V. xxix. and Numa, iv.-xvii.

+ Diodor. Sic. i. 94. Strabo, p. 762.

laws from the God Jao, () but he proved his mission to be really divine by such supernatural works and wisdom as no other lawgiver could ever lay claim to. The whole nation heard God himself speak from Sinai. Neither did Moses employ religion to support his political institutions, but he reversed the usual order, and introduced a civil constitution which was designed as a means, and as the event has proved, was in reality a means, of establishing pure religion permanently upon the earth, and of preserving the knowledge and worship of the true God to the latest generations.
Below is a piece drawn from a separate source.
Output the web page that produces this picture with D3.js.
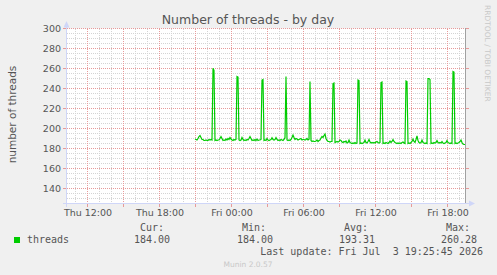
<!DOCTYPE html>
<html>
<head>
<meta charset="utf-8">
<script src="https://cdn.jsdelivr.net/npm/d3@7"></script>
<style>
  html, body { margin: 0; padding: 0; background: #f0f0f0; }
  svg { display: block; }
  text { font-family: "DejaVu Sans", sans-serif; }
  .mono { font-family: "DejaVu Sans Mono", monospace; font-size: 10px; fill: #555; }
</style>
</head>
<body>
<svg id="chart" width="497" height="275"></svg>
<script>
// graph window and data timing (5 minute samples)
const windowStart = new Date(2026, 6, 2, 10, 20);
const windowEnd = new Date(2026, 6, 3, 19, 40);
const dataStart = new Date(2026, 6, 2, 21, 0);
const stepMinutes = 5;

// number of threads, one value per 5 minutes, one row per 2 hours
const threads = [
  189.5, 189, 188.5, 190, 192, 193, 191, 189, 189, 188, 188, 188.5, 188, 188, 189, 188.5, 189, 188.5, 260.28, 258, 188, 188.5, 188, 188.5,
  188.5, 190, 192, 190, 188, 188.5, 188, 189.5, 188.5, 190, 189, 191, 189.5, 188.5, 188, 189, 188.5, 189, 252, 251.5, 188.5, 188, 188.5, 191,
  189, 188, 188.5, 188, 189, 188.5, 190, 192, 190, 188, 188.5, 188, 189, 188, 189.5, 188, 188.5, 188.5, 189, 248.5, 249, 188, 188.5, 188,
  190, 188.5, 188, 188.5, 189, 190.8, 189, 188.5, 189, 191, 189, 188, 188.5, 188, 189, 188.5, 188, 189, 191, 252, 188.5, 188, 188.5, 188,
  189, 191, 193.5, 191, 189, 190, 189.5, 188.5, 189, 189.5, 190, 188.5, 189, 189, 188.5, 189, 190, 188.5, 189, 247, 188, 187, 187.5, 187,
  187, 187.5, 188.5, 187, 188, 188.5, 190.5, 192, 191, 193, 194.5, 190, 188, 187, 187, 186.5, 187, 187, 245, 245.5, 186, 186.5, 187, 186.5,
  187, 188.5, 188, 186.5, 186, 187, 186.5, 187.5, 185.5, 186, 188.5, 186, 185.5, 185, 185.5, 185, 186, 185, 185.5, 248.5, 248, 185, 185.5, 185,
  185.5, 186, 188.5, 186, 185.5, 187, 189, 186.5, 185.5, 186, 185.5, 186, 185.5, 186.5, 187, 186, 185.5, 186, 246, 246.5, 185, 185.5, 185, 186,
  185.5, 185, 186, 187.5, 186, 187, 189, 187, 186, 185.5, 185, 185.5, 185, 185.5, 185, 186, 186.5, 185.5, 185, 247.5, 247, 185, 185.5, 185,
  186, 187, 189.5, 187, 186, 189, 192.5, 188, 186, 185.5, 186, 188.5, 186, 185.5, 185, 185.5, 185, 250, 250, 249, 185, 185.5, 185, 186,
  185.5, 186, 188, 186, 185.5, 186, 185.5, 187, 185.5, 185, 185.5, 186, 188, 186, 185.5, 185, 185.5, 185, 257, 256.5, 185, 185.5, 185, 185.5,
  186, 187, 188.5, 186, 184.5, 184, 184
];

const yTicks = [140, 160, 180, 200, 220, 240, 260, 280, 300];
const seriesName = "threads";
const legendLabels = ["Cur:", "Min:", "Avg:", "Max:"];
const legendValues = ["184.00", "184.00", "193.31", "260.28"];
const lastUpdate = "Last update: Fri Jul  3 19:25:45 2026";

let svg = d3.select("#chart");
let plotLeft = 67, plotRight = 467, plotTop = 28.5, plotBottom = 203.5;

let x = d3.scaleTime().domain([windowStart, windowEnd]).range([plotLeft, plotRight]);
let y = d3.scaleLinear().domain([125, 300]).range([plotBottom, plotTop]);

let points = threads.map(function (v, i) {
  return { t: new Date(dataStart.getTime() + i * stepMinutes * 60000), v: v };
});

svg.append("rect").attr("width", 497).attr("height", 275).attr("fill", "#f0f0f0");
svg.append("rect")
  .attr("x", plotLeft).attr("y", plotTop)
  .attr("width", 399).attr("height", plotBottom - plotTop)
  .attr("fill", "#ffffff");

let grid = svg.append("g").attr("shape-rendering", "crispEdges");

// horizontal grid: minor every 5, major every 20
let minorY = d3.range(130, 300, 5).filter(function (v) { return yTicks.indexOf(v) < 0; });
grid.selectAll(".hmin").data(minorY).enter().append("line")
  .attr("x1", plotLeft).attr("x2", 466)
  .attr("y1", function (d) { return Math.floor(y(d)) + 0.5; })
  .attr("y2", function (d) { return Math.floor(y(d)) + 0.5; })
  .attr("stroke", "#d4d4d4").attr("stroke-dasharray", "1,1");

// vertical grid: minor every hour, major every 3 hours
let hours = d3.timeHour.range(windowStart, windowEnd);
let minorX = hours.filter(function (d) { return d.getHours() % 3 !== 0; });
let majorX = hours.filter(function (d) { return d.getHours() % 3 === 0; });
grid.selectAll(".vmin").data(minorX).enter().append("line")
  .attr("x1", function (d) { return Math.round(x(d)) + 0.5; })
  .attr("x2", function (d) { return Math.round(x(d)) + 0.5; })
  .attr("y1", plotTop).attr("y2", plotBottom)
  .attr("stroke", "#d4d4d4").attr("stroke-dasharray", "1,1");

grid.selectAll(".hmaj").data(yTicks).enter().append("line")
  .attr("x1", plotLeft).attr("x2", 466)
  .attr("y1", function (d) { return Math.floor(y(d)) + 0.5; })
  .attr("y2", function (d) { return Math.floor(y(d)) + 0.5; })
  .attr("stroke", "#e79a9a").attr("stroke-dasharray", "1,1");
grid.selectAll(".vmaj").data(majorX).enter().append("line")
  .attr("x1", function (d) { return Math.round(x(d)) + 0.5; })
  .attr("x2", function (d) { return Math.round(x(d)) + 0.5; })
  .attr("y1", plotTop).attr("y2", plotBottom)
  .attr("stroke", "#e79a9a").attr("stroke-dasharray", "1,1");

// small solid ticks outside the plot
grid.selectAll(".tl").data(yTicks).enter().append("line")
  .attr("x1", 63).attr("x2", 66)
  .attr("y1", function (d) { return Math.floor(y(d)) + 0.5; })
  .attr("y2", function (d) { return Math.floor(y(d)) + 0.5; })
  .attr("stroke", "#e79a9a");
grid.selectAll(".tr").data(yTicks).enter().append("line")
  .attr("x1", 466).attr("x2", 469)
  .attr("y1", function (d) { return Math.floor(y(d)) + 0.5; })
  .attr("y2", function (d) { return Math.floor(y(d)) + 0.5; })
  .attr("stroke", "#e79a9a");
grid.selectAll(".tb").data(majorX).enter().append("line")
  .attr("x1", function (d) { return Math.round(x(d)) + 0.5; })
  .attr("x2", function (d) { return Math.round(x(d)) + 0.5; })
  .attr("y1", 204).attr("y2", 207)
  .attr("stroke", "#e79a9a");

// right frame line
grid.append("line")
  .attr("x1", 465.5).attr("x2", 465.5).attr("y1", 28).attr("y2", 204)
  .attr("stroke", "#a0a0a0");

// axes with arrows
let axisColor = "#cfd6f8";
grid.append("line")
  .attr("x1", 66.5).attr("x2", 66.5).attr("y1", 24).attr("y2", 207)
  .attr("stroke", axisColor);
grid.append("line")
  .attr("x1", 63).attr("x2", 470).attr("y1", 203.5).attr("y2", 203.5)
  .attr("stroke", axisColor);
svg.append("path").attr("d", "M63.5,27.5 L69.5,27.5 L66.5,21 Z").attr("fill", axisColor);
svg.append("path").attr("d", "M469,200.5 L469,206.5 L475,203.5 Z").attr("fill", axisColor);

// data line
let line = d3.line()
  .x(function (d) { return x(d.t); })
  .y(function (d) { return y(d.v); });
svg.append("path")
  .datum(points)
  .attr("d", line)
  .attr("fill", "none")
  .attr("stroke", "#00cc00")
  .attr("stroke-width", 1.2);

// y labels
svg.selectAll(".ylab").data(yTicks).enter().append("text")
  .attr("x", 61).attr("y", function (d) { return y(d) + 3.5; })
  .attr("text-anchor", "end")
  .attr("font-size", "9.5px").attr("fill", "#555")
  .text(function (d) { return d; });

// x labels
let labelHours = hours.filter(function (d) { return d.getHours() % 6 === 0; });
svg.selectAll(".xlab").data(labelHours).enter().append("text")
  .attr("x", function (d) { return x(d) + 1; }).attr("y", 216)
  .attr("text-anchor", "middle")
  .attr("font-size", "9.5px").attr("fill", "#555")
  .text(d3.timeFormat("%a %H:%M"));

// title and axis label
svg.append("text")
  .attr("x", 248).attr("y", 24)
  .attr("text-anchor", "middle")
  .attr("font-size", "12.5px").attr("fill", "#555")
  .text("Number of threads - by day");
svg.append("text")
  .attr("transform", "translate(15.5,114.5) rotate(-90)")
  .attr("text-anchor", "middle")
  .attr("font-size", "10.5px").attr("fill", "#555")
  .text("number of threads");

svg.append("text")
  .attr("transform", "translate(485,5) rotate(90)")
  .attr("font-size", "7.5px").attr("fill", "#c8c8c8")
  .text("RRDTOOL / TOBI OETIKER");

// legend
svg.append("rect").attr("x", 14).attr("y", 237).attr("width", 6).attr("height", 6).attr("fill", "#00cc00");
svg.append("text").attr("class", "mono").attr("x", 27).attr("y", 243).text(seriesName);
let labelEnds = [164, 266, 368, 470];
let valueEnds = [170, 273, 375, 477];
svg.selectAll(".lgl").data(legendLabels).enter().append("text")
  .attr("class", "mono").attr("text-anchor", "end")
  .attr("x", function (d, i) { return labelEnds[i]; }).attr("y", 231)
  .text(function (d) { return d; });
svg.selectAll(".lgv").data(legendValues).enter().append("text")
  .attr("class", "mono").attr("text-anchor", "end")
  .attr("x", function (d, i) { return valueEnds[i]; }).attr("y", 243)
  .text(function (d) { return d; });
svg.append("text").attr("class", "mono").attr("text-anchor", "end")
  .attr("x", 483).attr("y", 254.5)
  .style("white-space", "pre")
  .text(lastUpdate);

svg.append("text")
  .attr("x", 248).attr("y", 267)
  .attr("text-anchor", "middle")
  .attr("font-size", "7.5px").attr("fill", "#c8c8c8")
  .text("Munin 2.0.57");
</script>
</body>
</html>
He accordingly made the worship of the one only true God the fundamental law of his institutions, which was to remain for ever unalterable, through all the changes which might occur in the lapse of time. The God who created heaven and earth; who caused the deluge; who revealed himself to the ancestors of the Hebrews as the Most High, and gave them promises respecting their far distant descendants; who was acknowledged by Abraham as the Judge of all the earth; and who now revealed himself as Jehovah, that is, as the immutably faithful performer of his promises: in short, he who alone is God, whose are the heavens and the earth, and all that they contain; the God over all, who can neither be seen, nor represented by any image; who loves, feeds, and clothes all men';

this only true God was set forth by Moses, the Mediator between God and the Hebrews, as their national and tutelar deity. This was done in accordance with the prevalent notions of those ages, that every nation must have its tutelar divinity. Jehovah had acquired a peculiar right over the Hebrews, by the miraculous deliverance which he had afforded them from Egyptian bondage; and to him were they all under the most sacred obligations, both on account of that deliverance, and because he is the only true God. (Gen. i. 1 ff. Exod. xx. 8-12. Gen. vi. 7, 8; xiv. 18-20; xvii. 1; xviii. 16-33. Exod. vi. 3. Gen. xii. 1-3; xv. 13-21; xviii. 17 ff; xxii. 17 ff; xxvi. 1-4; xxviii. 12–16; xlix. 1 -27. Exod. xxiv. 8-12; xxxiii. 18-23. Deut. iv. 12, 15, 32-39; vi. 4-6; x. 12—20. Gen. xviii. 25. Exod. vi. 3; xx. 1-11. Deut. v. 5-15.)

The condescending manner in which Jehovah really represented himself to the Hebrews, was yet insufficient to perpetuate the knowledge and worship of the true God among them. He, therefore, through the intervention of Moses, suffered himself to be elected their king by a voluntary choice. (Exod. xix. 4-8. comp. Judg. viii. 23. 1 Sam. viii. 7; x. 18; xii. 1. 1 Chron. xxix. 23.) The land of Canaan was considered as the royal possession, of which the Hebrews were to be the hereditary occupants, and from which they were to render to Jehovah a double tithe, as the Egyptians did to their king. (1 Chron. xxix. 15. Lev. xxvii. 20-38. Num. xviii. 21, 22. Deut. xii. 17-19; xiv. 22, 29; xxvi. 12—15.)

The invisible king then published from the summit of Mount Sinai, with circumstances of awful grandeur, a brief summary of moral and religious duties, among which the worship of the only true God, and a total prohibition of the use of images, held the most conspicuous place.